— SOURCE RECORDS —

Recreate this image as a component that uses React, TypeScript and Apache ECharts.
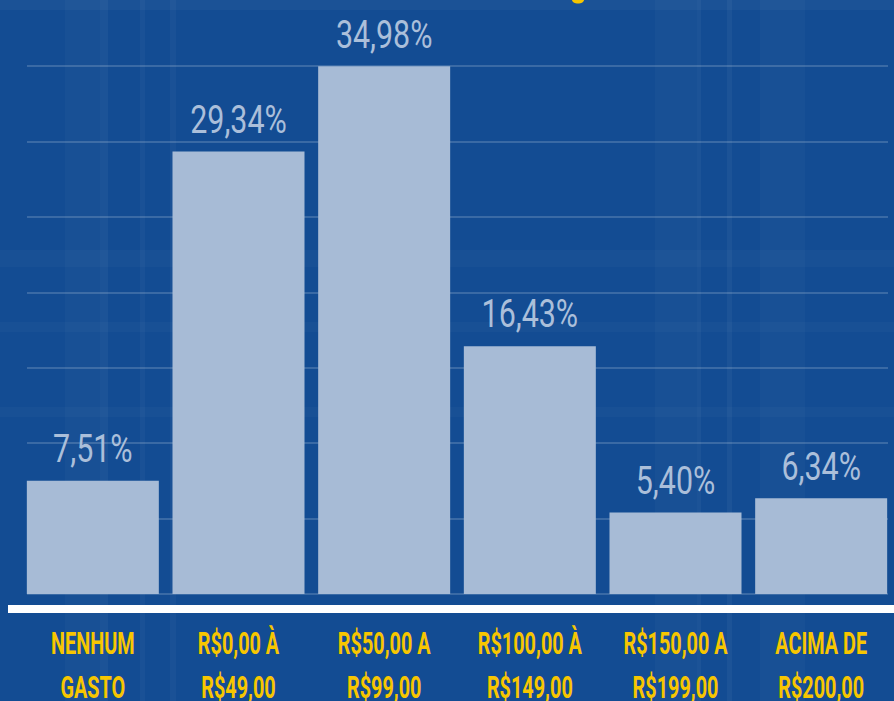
import React, { useEffect, useRef } from "react";
import * as echarts from "echarts";

const categories = [
  "NENHUM\nGASTO",
  "R$0,00 À\nR$49,00",
  "R$50,00 A\nR$99,00",
  "R$100,00 À\nR$149,00",
  "R$150,00 A\nR$199,00",
  "ACIMA DE\nR$200,00",
];
const values = [7.51, 29.34, 34.98, 16.43, 5.4, 6.34];
const yTicks = [0, 5, 10, 15, 20, 25, 30, 35];

const fmt = (v: number) => v.toFixed(2).replace(".", ",") + "%";

export default function App() {
  const ref = useRef<HTMLDivElement>(null);
  useEffect(() => {
    if (!ref.current) return;
    const chart = echarts.init(ref.current, undefined, { renderer: "svg" });
    const yMax = yTicks[yTicks.length - 1];
    const yInterval = yTicks[1] - yTicks[0];
    const stripes = [
      { x: 65, w: 35, o: 0.025 },
      { x: 100, w: 8, o: 0.04 },
      { x: 140, w: 5, o: 0.03 },
      { x: 170, w: 6, o: 0.03 },
      { x: 655, w: 42, o: 0.025 },
      { x: 697, w: 4, o: 0.04 },
      { x: 727, w: 5, o: 0.04 },
      { x: 760, w: 45, o: 0.025 },
    ];
    const bands = [
      { y: 0, h: 10, o: 0.035 },
      { y: 250, h: 17, o: 0.025 },
      { y: 322, h: 10, o: 0.025 },
      { y: 407, h: 10, o: 0.025 },
    ];
    chart.setOption({
      animation: false,
      backgroundColor: "#134c93",
      graphic: [
        ...stripes.map((s) => ({
          type: "rect",
          z: -10,
          silent: true,
          shape: { x: s.x, y: 0, width: s.w, height: 701 },
          style: { fill: `rgba(255,255,255,${s.o})` },
        })),
        ...bands.map((b) => ({
          type: "rect",
          z: -10,
          silent: true,
          shape: { x: 0, y: b.y, width: 894, height: b.h },
          style: { fill: `rgba(255,255,255,${b.o})` },
        })),
        {
          type: "rect",
          z: 10,
          shape: { x: 8, y: 605, width: 890, height: 8 },
          style: { fill: "#ffffff" },
        },
        {
          type: "ellipse",
          z: 10,
          shape: { cx: 578, cy: 0, rx: 6, ry: 3.5 },
          style: { fill: "#f7c600" },
        },
      ],
      grid: [
        { left: 27, right: 6, top: 66, bottom: 107 },
        { left: 20, width: 875, top: 66, bottom: 107 },
      ],
      xAxis: [
        { type: "value", gridIndex: 0, show: false, min: 0, max: 1 },
        {
          type: "category",
          gridIndex: 1,
          data: categories,
          axisLine: { show: false },
          axisTick: { show: false },
          axisLabel: { show: false },
        },
      ],
      yAxis: [
        {
          type: "value",
          gridIndex: 0,
          min: 0,
          max: yMax,
          interval: yInterval,
          axisLabel: { show: false },
          axisLine: { show: false },
          axisTick: { show: false },
          splitLine: { lineStyle: { color: "rgba(255,255,255,0.17)", width: 2 } },
        },
        {
          type: "value",
          gridIndex: 1,
          min: 0,
          max: yMax,
          interval: yInterval,
          show: false,
          splitLine: { show: false },
        },
      ],
      series: [
        {
          type: "bar",
          xAxisIndex: 1,
          yAxisIndex: 1,
          data: values,
          barWidth: 132,
          itemStyle: { color: "#a7bbd6" },
        },
        {
          type: "custom",
          xAxisIndex: 1,
          yAxisIndex: 1,
          clip: false,
          z: 5,
          data: values.map((v, i) => [i, v]),
          renderItem: (params: any, api: any) => {
            const i = api.value(0);
            const v = api.value(1);
            const top = api.coord([i, v]);
            const base = api.coord([i, 0]);
            return {
              type: "group",
              children: [
                {
                  type: "text",
                  x: top[0],
                  y: top[1] - 13,
                  scaleX: 0.8,
                  style: {
                    text: fmt(v),
                    fill: "#abbfda",
                    font: '400 38px Roboto, "Noto Sans", sans-serif',
                    align: "center",
                    verticalAlign: "bottom",
                  },
                },
                {
                  type: "text",
                  x: base[0],
                  y: base[1] + 27,
                  scaleX: 0.64,
                  style: {
                    text: categories[i],
                    fill: "#f7c600",
                    font: 'bold 31px Roboto, "Noto Sans", sans-serif',
                    lineHeight: 44,
                    align: "center",
                    verticalAlign: "top",
                  },
                },
              ],
            };
          },
        },
      ],
    });
    return () => chart.dispose();
  }, []);
  return (
    <div
      ref={ref}
      style={{ position: "fixed", left: 0, top: 0, width: 894, height: 701 }}
    />
  );
}
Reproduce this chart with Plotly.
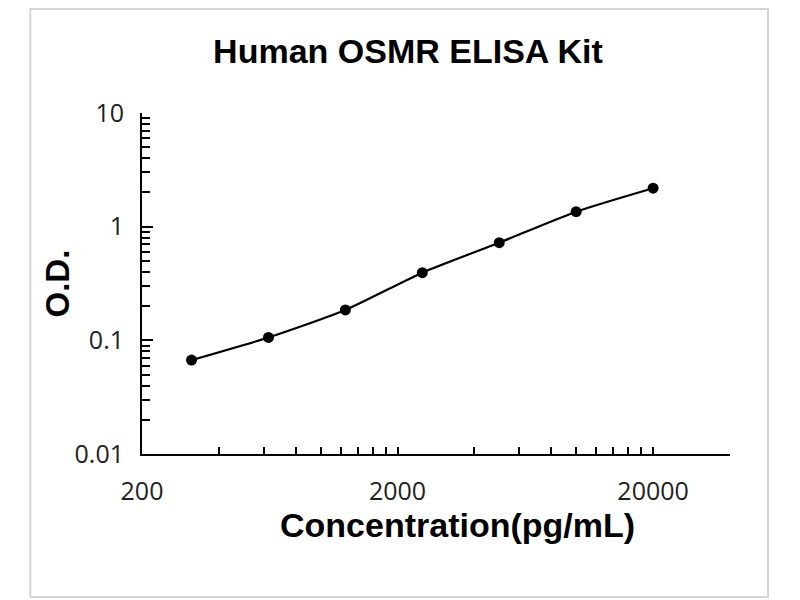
import numpy as np
import plotly.graph_objects as go

# standard curve
concentration = [312.5, 625, 1250, 2500, 5000, 10000, 20000]
od = [0.067, 0.106, 0.185, 0.394, 0.723, 1.355, 2.18]

x_ticks = [200, 2000, 20000]
x_tick_text = ["200", "2000", "20000"]
x_minor = [400, 600, 800, 1000, 1200, 1400, 1600, 1800,
           4000, 6000, 8000, 10000, 12000, 14000, 16000, 18000, 40000]
y_ticks = [0.01, 0.1, 1, 10]
y_tick_text = ["0.01", "0.1", "1", "10"]
y_minor = [0.02, 0.03, 0.04, 0.05, 0.06, 0.07, 0.08, 0.09,
           0.2, 0.3, 0.4, 0.5, 0.6, 0.7, 0.8, 0.9,
           2, 3, 4, 5, 6, 7, 8, 9]

# the page puts the figure 8px in from the corner, margins allow for it
fig = go.Figure(
    data=[go.Scatter(x=concentration, y=od, mode="lines+markers",
                     line=dict(color="black", width=2.2, shape="spline", smoothing=0.6),
                     marker=dict(color="black", size=11),
                     showlegend=False)],
    layout=go.Layout(
        title=dict(text="<b>Human OSMR ELISA Kit</b>", x=0.5, xanchor="center",
                   y=1 - 43 / 600, yanchor="middle", yref="container",
                   font=dict(family="Liberation Sans", size=34, color="black")),
        xaxis=dict(type="log", range=[np.log10(200), np.log10(40000) + 1e-6],
                   tickmode="array", tickvals=x_ticks, ticktext=x_tick_text,
                   showline=True, linecolor="black", linewidth=2, mirror=False,
                   ticks="inside", ticklen=7, tickwidth=2, tickcolor="black",
                   ticklabelstandoff=14, showgrid=False, zeroline=False,
                   minor=dict(tickmode="array", tickvals=x_minor, ticks="inside",
                              ticklen=7, tickwidth=2, tickcolor="black", showgrid=False),
                   tickfont=dict(family="Open Sans", size=25, color="#222222")),
        yaxis=dict(type="log", range=[-2, 1],
                   tickmode="array", tickvals=y_ticks, ticktext=y_tick_text,
                   showline=True, linecolor="black", linewidth=2,
                   ticks="inside", ticklen=11, tickwidth=2, tickcolor="black",
                   ticklabelstandoff=11, showgrid=False, zeroline=False,
                   minor=dict(tickmode="array", tickvals=y_minor, ticks="inside",
                              ticklen=8, tickwidth=2, tickcolor="black", showgrid=False),
                   tickfont=dict(family="Open Sans", size=25, color="#222222")),
        font=dict(family="Liberation Sans", color="black"),
        plot_bgcolor="white",
        paper_bgcolor="white",
        margin=dict(l=134, r=78, t=105, b=154),
        width=800, height=600,
        annotations=[
            dict(text="<b>Concentration(pg/mL)</b>", xref="paper", yref="paper",
                 x=0.536, y=-0.208, xanchor="center", yanchor="middle", showarrow=False,
                 font=dict(family="Liberation Sans", size=34, color="black")),
            dict(text="<b>O.D.</b>", xref="paper", yref="paper", textangle=-90,
                 x=-0.144, y=0.501, xanchor="center", yanchor="middle", showarrow=False,
                 font=dict(family="Liberation Sans", size=33, color="black")),
        ],
        shapes=[dict(type="rect", xref="paper", yref="paper",
                     x0=-0.19, x1=1.0646, y0=-0.419, y1=1.305,
                     line=dict(color="#d4d4d4", width=2), layer="below")],
    )
)

fig.write_html("out.html")
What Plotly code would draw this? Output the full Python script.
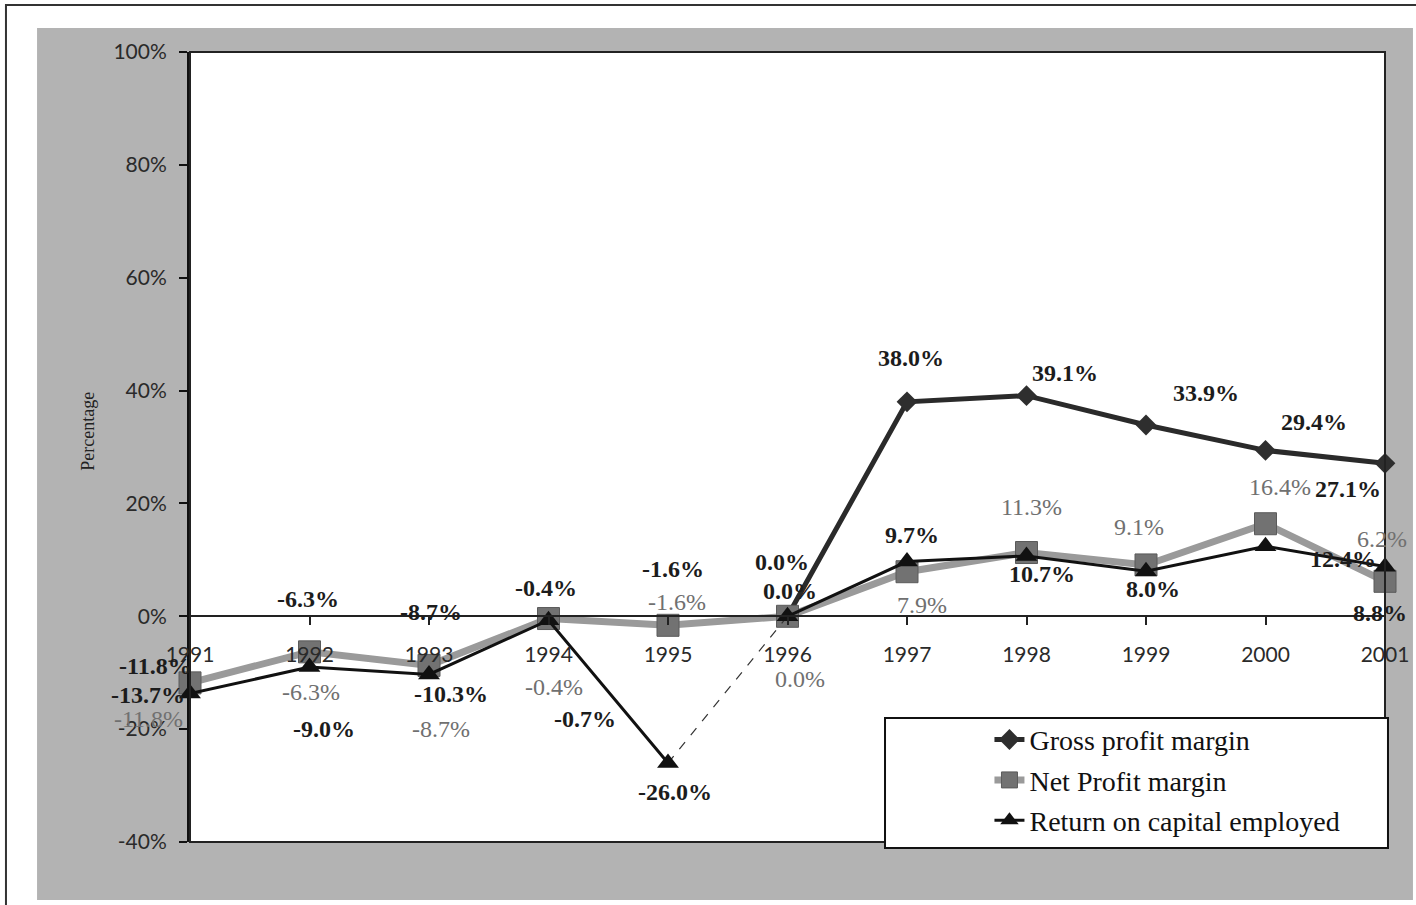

— PROBLEM REQUIREMENTS —
Reproduce the data above exactly, but only from the line containing "Reproduce this chart with Plotly." through the line containing "2, 3, 4, 5, 6, 7, 8, 9]"; skip the pictures.

— COMPLETE ANSWER —
Reproduce this chart with Plotly.
import numpy as np
import plotly.graph_objects as go

# standard curve
concentration = [312.5, 625, 1250, 2500, 5000, 10000, 20000]
od = [0.067, 0.106, 0.185, 0.394, 0.723, 1.355, 2.18]

x_ticks = [200, 2000, 20000]
x_tick_text = ["200", "2000", "20000"]
x_minor = [400, 600, 800, 1000, 1200, 1400, 1600, 1800,
           4000, 6000, 8000, 10000, 12000, 14000, 16000, 18000, 40000]
y_ticks = [0.01, 0.1, 1, 10]
y_tick_text = ["0.01", "0.1", "1", "10"]
y_minor = [0.02, 0.03, 0.04, 0.05, 0.06, 0.07, 0.08, 0.09,
           0.2, 0.3, 0.4, 0.5, 0.6, 0.7, 0.8, 0.9,
           2, 3, 4, 5, 6, 7, 8, 9]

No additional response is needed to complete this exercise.